Better Performance and Scalability
Smart Sensors: Sensors now use a “smart” mechanism to reduce load by avoiding database polling for task status checks.
High Availability (HA): Multiple schedulers can be used in an HA configuration, which ensures zero downtime and reduces the risk of single points of failure.
Comprehensive REST API
Airflow 1's experimental REST API was limited. Airflow 2 offers a fully-fledged, standardized REST API for extensive automation and integration.
Enhanced UI and CLI Changes
Better visual cues, more DAG management features, and an overall improved user experience in the Airflow 2 UI. Some CLI commands have changed, requiring updated command knowledge.
Step-by-Step Migration Process
Step 1: Prepare the Environment
Version Control: Backup your DAGs, plugins, and configurations.
Update Python Environment: Make sure Python 3.6+ is installed and available.
Upgrade Dependencies: Many libraries used in Airflow might need updates. Run compatibility checks with your libraries.

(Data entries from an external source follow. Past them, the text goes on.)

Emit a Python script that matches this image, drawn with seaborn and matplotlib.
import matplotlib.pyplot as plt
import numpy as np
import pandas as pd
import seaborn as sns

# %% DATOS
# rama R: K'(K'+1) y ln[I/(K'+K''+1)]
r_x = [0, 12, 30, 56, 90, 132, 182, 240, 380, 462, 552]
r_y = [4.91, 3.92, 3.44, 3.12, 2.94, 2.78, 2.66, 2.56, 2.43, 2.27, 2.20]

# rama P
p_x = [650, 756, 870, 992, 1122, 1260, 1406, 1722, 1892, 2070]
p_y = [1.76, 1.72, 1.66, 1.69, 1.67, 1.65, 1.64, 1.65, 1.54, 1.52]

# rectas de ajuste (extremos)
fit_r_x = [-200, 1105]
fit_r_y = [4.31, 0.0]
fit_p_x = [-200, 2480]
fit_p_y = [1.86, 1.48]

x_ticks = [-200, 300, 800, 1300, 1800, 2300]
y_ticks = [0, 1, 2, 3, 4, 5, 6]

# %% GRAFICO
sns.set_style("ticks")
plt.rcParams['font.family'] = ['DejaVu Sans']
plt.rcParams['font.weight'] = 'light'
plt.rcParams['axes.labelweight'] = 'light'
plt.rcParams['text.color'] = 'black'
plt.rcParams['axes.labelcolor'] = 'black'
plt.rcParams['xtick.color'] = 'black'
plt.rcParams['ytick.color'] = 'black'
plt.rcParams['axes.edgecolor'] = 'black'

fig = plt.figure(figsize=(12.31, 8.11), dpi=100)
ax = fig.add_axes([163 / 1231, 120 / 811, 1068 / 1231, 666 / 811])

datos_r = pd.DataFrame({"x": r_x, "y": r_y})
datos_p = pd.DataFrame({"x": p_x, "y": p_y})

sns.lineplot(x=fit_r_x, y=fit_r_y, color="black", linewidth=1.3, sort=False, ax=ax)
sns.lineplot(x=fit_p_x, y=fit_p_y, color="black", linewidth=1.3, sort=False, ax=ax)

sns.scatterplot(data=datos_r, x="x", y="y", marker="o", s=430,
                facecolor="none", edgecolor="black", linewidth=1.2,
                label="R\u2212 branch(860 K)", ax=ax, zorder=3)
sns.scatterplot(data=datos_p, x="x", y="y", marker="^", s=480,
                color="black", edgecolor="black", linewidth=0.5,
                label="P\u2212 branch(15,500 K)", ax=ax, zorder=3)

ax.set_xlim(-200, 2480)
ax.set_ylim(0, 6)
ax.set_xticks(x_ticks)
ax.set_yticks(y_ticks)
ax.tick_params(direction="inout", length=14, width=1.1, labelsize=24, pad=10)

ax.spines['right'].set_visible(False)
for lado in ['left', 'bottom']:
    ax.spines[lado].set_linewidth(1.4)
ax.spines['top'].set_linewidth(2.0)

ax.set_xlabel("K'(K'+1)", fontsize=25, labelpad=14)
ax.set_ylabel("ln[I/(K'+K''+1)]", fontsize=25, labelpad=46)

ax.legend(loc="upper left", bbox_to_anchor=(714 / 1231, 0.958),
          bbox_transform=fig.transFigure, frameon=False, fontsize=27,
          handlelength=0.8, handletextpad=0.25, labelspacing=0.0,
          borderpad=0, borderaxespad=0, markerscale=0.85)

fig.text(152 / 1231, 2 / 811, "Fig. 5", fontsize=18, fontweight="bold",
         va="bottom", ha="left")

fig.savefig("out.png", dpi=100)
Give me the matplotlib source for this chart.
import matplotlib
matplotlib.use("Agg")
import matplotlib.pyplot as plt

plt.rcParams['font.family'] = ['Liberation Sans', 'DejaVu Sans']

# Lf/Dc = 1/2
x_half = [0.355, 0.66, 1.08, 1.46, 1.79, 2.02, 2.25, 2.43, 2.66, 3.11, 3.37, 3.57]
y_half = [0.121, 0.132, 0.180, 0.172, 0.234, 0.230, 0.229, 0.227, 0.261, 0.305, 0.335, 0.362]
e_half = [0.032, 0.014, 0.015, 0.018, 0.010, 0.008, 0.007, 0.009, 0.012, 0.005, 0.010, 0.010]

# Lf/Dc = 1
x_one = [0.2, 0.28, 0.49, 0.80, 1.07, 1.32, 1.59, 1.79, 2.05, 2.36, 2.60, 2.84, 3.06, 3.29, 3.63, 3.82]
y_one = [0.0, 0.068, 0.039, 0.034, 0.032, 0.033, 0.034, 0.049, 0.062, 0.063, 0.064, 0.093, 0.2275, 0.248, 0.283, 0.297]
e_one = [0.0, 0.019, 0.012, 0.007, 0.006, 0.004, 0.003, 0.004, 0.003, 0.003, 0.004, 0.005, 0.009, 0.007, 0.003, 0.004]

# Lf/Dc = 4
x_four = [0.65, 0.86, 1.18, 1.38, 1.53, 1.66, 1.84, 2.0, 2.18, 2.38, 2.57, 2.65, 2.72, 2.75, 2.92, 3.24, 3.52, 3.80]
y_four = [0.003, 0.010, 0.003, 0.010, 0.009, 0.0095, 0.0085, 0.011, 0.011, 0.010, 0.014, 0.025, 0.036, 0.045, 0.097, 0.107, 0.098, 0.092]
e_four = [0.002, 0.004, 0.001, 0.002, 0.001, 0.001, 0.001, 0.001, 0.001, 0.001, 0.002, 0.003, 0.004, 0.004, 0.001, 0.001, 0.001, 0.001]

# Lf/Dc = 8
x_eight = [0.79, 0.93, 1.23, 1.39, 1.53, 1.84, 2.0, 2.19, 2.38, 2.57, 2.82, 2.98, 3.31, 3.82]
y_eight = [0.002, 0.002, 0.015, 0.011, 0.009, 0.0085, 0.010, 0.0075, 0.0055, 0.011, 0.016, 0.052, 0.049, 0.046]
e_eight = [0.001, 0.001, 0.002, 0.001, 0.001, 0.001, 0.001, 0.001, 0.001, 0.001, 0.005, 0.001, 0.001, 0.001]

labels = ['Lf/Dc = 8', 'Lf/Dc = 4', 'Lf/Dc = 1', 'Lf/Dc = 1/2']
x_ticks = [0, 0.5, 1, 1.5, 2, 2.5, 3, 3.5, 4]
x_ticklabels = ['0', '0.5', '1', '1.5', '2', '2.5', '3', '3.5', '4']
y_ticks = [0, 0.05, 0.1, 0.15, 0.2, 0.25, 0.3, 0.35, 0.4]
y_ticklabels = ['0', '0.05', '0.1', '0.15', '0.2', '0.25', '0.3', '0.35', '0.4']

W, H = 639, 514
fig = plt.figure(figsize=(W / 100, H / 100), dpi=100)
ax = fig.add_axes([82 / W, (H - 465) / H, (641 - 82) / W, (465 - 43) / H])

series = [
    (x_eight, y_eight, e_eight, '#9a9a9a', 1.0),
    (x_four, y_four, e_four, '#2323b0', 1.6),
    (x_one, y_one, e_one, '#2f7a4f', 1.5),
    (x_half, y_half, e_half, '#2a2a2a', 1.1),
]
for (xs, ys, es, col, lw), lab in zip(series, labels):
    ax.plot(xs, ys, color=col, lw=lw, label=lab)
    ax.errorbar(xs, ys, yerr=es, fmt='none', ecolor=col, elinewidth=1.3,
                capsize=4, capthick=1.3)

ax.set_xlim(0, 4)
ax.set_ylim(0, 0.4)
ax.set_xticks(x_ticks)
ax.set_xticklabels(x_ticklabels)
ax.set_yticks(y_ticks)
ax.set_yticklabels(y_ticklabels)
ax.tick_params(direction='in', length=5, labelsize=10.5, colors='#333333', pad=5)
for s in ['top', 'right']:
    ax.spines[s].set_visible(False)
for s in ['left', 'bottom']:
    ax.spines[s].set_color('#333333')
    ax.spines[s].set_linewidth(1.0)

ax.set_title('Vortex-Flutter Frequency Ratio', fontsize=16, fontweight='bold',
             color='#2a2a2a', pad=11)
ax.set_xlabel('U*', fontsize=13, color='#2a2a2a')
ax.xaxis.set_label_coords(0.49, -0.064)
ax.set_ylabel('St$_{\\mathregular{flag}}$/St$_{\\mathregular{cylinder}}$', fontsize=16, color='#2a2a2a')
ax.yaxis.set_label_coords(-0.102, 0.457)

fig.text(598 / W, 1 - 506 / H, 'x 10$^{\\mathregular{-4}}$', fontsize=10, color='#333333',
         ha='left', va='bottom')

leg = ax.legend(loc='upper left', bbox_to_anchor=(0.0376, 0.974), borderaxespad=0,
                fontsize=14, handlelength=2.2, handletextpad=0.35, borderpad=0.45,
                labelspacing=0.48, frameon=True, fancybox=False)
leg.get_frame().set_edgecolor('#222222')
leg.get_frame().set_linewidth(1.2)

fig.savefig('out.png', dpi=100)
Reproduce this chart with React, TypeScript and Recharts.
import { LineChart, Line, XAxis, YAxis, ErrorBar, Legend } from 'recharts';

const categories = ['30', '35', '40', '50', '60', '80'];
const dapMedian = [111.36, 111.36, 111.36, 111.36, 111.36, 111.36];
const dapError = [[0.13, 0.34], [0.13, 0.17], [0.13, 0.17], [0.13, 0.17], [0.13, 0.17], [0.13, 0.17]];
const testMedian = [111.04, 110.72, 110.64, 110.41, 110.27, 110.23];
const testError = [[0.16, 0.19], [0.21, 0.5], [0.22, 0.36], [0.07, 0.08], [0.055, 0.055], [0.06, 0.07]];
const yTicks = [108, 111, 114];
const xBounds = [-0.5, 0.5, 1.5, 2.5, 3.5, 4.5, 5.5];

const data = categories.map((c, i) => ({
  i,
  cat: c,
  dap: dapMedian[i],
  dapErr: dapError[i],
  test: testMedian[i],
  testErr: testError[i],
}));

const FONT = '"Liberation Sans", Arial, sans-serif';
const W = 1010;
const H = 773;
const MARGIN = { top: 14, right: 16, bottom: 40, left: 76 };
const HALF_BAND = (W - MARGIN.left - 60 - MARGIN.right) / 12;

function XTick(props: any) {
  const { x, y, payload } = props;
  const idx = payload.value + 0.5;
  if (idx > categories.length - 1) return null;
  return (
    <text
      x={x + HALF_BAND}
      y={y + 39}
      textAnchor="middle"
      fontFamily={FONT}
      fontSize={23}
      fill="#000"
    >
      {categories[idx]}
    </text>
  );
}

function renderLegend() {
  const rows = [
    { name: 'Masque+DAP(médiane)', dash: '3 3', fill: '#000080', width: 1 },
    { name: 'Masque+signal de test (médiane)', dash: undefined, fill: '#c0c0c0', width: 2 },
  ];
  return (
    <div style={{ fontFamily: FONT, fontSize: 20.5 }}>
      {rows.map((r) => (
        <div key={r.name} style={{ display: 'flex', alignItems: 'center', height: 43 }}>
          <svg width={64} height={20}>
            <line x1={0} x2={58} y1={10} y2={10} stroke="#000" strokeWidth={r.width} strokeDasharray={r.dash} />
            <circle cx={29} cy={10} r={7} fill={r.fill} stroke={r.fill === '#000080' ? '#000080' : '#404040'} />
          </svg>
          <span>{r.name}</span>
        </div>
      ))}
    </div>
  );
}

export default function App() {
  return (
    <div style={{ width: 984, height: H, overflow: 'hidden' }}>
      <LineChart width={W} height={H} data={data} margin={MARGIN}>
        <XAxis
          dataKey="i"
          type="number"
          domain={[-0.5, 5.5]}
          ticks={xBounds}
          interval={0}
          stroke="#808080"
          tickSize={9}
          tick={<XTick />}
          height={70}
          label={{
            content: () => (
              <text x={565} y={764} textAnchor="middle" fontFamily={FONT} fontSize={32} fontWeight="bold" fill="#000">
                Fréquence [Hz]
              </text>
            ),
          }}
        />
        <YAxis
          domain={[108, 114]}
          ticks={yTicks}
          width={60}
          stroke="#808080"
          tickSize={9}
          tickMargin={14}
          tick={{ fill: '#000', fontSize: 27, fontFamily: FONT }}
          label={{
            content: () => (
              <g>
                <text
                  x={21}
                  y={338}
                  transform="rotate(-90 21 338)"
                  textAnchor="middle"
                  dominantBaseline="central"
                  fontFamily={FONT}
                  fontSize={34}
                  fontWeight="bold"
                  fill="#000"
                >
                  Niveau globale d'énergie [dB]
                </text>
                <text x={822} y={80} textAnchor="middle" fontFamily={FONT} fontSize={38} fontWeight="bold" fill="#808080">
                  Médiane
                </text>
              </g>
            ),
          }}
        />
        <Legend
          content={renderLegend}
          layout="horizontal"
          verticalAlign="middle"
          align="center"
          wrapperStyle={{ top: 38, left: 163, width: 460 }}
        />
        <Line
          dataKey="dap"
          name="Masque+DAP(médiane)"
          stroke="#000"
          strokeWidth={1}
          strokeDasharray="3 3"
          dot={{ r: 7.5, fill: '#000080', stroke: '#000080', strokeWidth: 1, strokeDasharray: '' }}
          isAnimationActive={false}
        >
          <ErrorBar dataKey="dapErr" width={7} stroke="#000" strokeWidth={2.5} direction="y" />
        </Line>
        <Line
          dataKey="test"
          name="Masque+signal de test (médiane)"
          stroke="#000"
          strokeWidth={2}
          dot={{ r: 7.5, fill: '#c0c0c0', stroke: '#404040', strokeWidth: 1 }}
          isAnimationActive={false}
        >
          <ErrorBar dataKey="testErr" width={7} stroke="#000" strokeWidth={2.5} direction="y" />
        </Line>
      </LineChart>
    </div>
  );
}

Step 2: Install Airflow 2 using PIP
pip install apache-airflow==2
#Airflow 2 requires a database schema upgrade, which can be applied by:
airflow db upgrade
Step 3: Modify DAGs for TaskFlow API
Refactor DAGs Using TaskFlow: Replace task definitions with TaskFlow API where possible, using decorators for cleaner code:
from airflow.decorators import task, dag
Step 4: Update Sensor Usage
Replace any long-running sensors with smart sensors to reduce resource load:
ExternalTaskSensor(..., mode='reschedule')
Step 5: Handle New Scheduler Configurations
Parallelism and HA Scheduler Configurations: Update airflow.cfg with scheduler_ha and configure appropriate resources based on workload.
Scheduler Interval Adjustment: Default intervals for checking DAG statuses have changed; confirm intervals in the airflow.cfg file.
Step 6: Revise CLI Commands
airflow dags list # instead of airflow list_dags
Utilize the New REST API
Authentication and Permissions: Configure authentication for REST API access, which supports key-based or OAuth authentication.
Automated Workflow Triggering: The new API provides easy endpoints for triggering DAG runs, managing tasks, and more:
curl -X POST "http:///api/v1/dags//dagRuns"
Conclusion
Migrating to Airflow 2 requires a solid understanding of new features and architectural shifts, especially around the scheduler and TaskFlow API. With improved scalability and a robust REST API, Airflow 2 offers a great opportunity to streamline data pipelines, automate workflows, and enhance Airflow’s reliability in production settings.